There are three ways to accomplish this, all of which are interrelated, meaning that they impact one another. The obvious first choice is to increase the sample size which decreases the amount of sampling error present into the sample. The second choice involves tinkering with the significance level (e.g., a priori changing p = .05 to p = .01). The third choice is to alter the effect size, that is, to seek an outcome of a statistical test that departs more from the null hypothesis. Thus, as the sample size, significant level, and the effect size increase, so does the power of the significance test....which is logical, because power increases automatically with an increase in the sample size and virtually any difference can be made significant if the sample is large enough.
Effect size is a numerical way of expressing the strength or magnitude of a reported relationship, be it causal or not.
The basic formula to calculate the effect size is to subtract the mean of the control group from that of the experimental group and, then, to divide the numerator by the standard deviation of the scores for the control group. Effect size is expressed as a decimal number and, while numbers greater and 1.00 are possible, they do not occur very often. Thus, an effect size near .00 means that, on average, experimental and control groups performed the same; a positive effect size means that, no average, the experimental group performed better than the control group; and, a negative effect size means that, on average, the control group performed better than the experimental group did. For positive effect sizes, the larger the number, the more effective the experimental treatment. As a general rule of thumb, an effect size in the .20's (e.g., .27) indicates a treatment that produces a relatively small effect whereas an effect size in the 80s (e.g., .88) indicates a powerful treatment.
Thus, the greater an effect size the researcher desires, the greater the difference has to be between the experimental group and control group means.
This having been said, how might someone think about effect size?
The best way is to relate the concept to what one already knows. As a teacher, for example, one may be wondering―all research begins with a problem―about what is the best way to help students learn course-related material. That teacher may be asking: Should I use cooperative learning groups, assign homework, or should I assign and grade homework?

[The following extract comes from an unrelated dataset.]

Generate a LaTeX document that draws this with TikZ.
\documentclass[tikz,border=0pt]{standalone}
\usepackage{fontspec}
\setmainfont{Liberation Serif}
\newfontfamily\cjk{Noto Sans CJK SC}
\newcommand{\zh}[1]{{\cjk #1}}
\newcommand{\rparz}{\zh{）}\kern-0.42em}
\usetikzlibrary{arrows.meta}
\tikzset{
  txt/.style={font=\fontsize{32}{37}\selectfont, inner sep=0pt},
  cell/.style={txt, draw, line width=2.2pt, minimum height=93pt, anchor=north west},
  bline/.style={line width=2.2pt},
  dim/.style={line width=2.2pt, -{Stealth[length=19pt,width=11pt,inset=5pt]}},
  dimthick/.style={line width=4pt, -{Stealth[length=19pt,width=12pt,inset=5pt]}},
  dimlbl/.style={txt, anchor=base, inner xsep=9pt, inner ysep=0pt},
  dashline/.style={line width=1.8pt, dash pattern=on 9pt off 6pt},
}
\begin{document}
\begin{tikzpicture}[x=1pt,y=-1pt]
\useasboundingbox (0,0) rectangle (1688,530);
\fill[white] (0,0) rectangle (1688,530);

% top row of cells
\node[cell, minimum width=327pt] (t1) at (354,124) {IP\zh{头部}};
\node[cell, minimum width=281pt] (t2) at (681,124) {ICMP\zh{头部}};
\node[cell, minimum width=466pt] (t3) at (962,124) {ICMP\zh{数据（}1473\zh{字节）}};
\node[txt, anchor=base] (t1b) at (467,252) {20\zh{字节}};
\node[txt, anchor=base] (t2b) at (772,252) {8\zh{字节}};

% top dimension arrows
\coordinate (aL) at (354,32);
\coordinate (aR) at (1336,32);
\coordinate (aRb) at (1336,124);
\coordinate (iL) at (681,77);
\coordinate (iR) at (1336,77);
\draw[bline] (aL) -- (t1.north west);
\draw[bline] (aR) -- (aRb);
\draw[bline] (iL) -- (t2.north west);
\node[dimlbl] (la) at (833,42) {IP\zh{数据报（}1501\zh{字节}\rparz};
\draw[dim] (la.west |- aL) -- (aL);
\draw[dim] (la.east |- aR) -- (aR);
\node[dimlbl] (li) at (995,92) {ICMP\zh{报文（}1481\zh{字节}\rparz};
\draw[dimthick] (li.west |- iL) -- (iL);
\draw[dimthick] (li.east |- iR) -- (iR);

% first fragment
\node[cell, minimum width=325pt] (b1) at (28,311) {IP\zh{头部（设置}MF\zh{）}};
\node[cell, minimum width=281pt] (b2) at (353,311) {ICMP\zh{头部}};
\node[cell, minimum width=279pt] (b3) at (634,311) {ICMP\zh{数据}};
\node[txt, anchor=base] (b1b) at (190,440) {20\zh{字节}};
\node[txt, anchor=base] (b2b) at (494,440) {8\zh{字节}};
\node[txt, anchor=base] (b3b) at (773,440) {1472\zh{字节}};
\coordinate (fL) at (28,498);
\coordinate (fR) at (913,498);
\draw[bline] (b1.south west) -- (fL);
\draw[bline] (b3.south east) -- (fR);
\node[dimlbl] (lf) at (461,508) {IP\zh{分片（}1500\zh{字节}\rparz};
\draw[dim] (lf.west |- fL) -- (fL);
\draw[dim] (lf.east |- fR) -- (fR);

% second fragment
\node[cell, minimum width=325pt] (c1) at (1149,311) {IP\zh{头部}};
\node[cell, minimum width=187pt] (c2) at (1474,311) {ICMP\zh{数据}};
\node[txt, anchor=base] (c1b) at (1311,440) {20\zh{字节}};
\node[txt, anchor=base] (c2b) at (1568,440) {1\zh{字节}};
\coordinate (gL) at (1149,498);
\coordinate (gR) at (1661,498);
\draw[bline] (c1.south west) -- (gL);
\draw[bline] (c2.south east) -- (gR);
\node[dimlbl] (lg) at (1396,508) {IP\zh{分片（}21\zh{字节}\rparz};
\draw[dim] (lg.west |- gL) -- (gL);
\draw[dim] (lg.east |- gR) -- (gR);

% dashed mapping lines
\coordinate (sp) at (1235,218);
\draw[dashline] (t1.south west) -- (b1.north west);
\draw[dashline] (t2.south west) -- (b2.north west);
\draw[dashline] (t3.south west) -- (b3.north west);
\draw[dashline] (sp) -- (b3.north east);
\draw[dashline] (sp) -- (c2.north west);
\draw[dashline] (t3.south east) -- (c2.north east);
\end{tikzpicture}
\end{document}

Conveniently, a meta-analysis has found cooperative learning to produce an effect size of .76; the effect size for assigned homework is .28; the effect size for graded homework is .79 (Whalberg, 1984).
So, the teacher should consider a strategy that uses cooperative learning with graded homework. The worst of all strategies would be for the teacher to assign homework and hand it back to the students with no meaningful comments communicated on the homework.
Now, all of that is well and done. But, at the same time, in seeking a greater effect size, one opens the door to the possibility of committing a Type I error. That is, a researcher will more likely falsely reject a true null hypothesis. (Go back to the Null Hypothesis Chart and check it out.)
What all of this means, then, is that the researcher must decide a priori how much statistical significance (meaning that the results are likely to occur by chance at a predetermined level of probability) is needed to determine the practical significance of the study.
Whalberg, H. J. (1984). Improving the productivity of America's schools. Educational Leadership, 41(8), 19-27.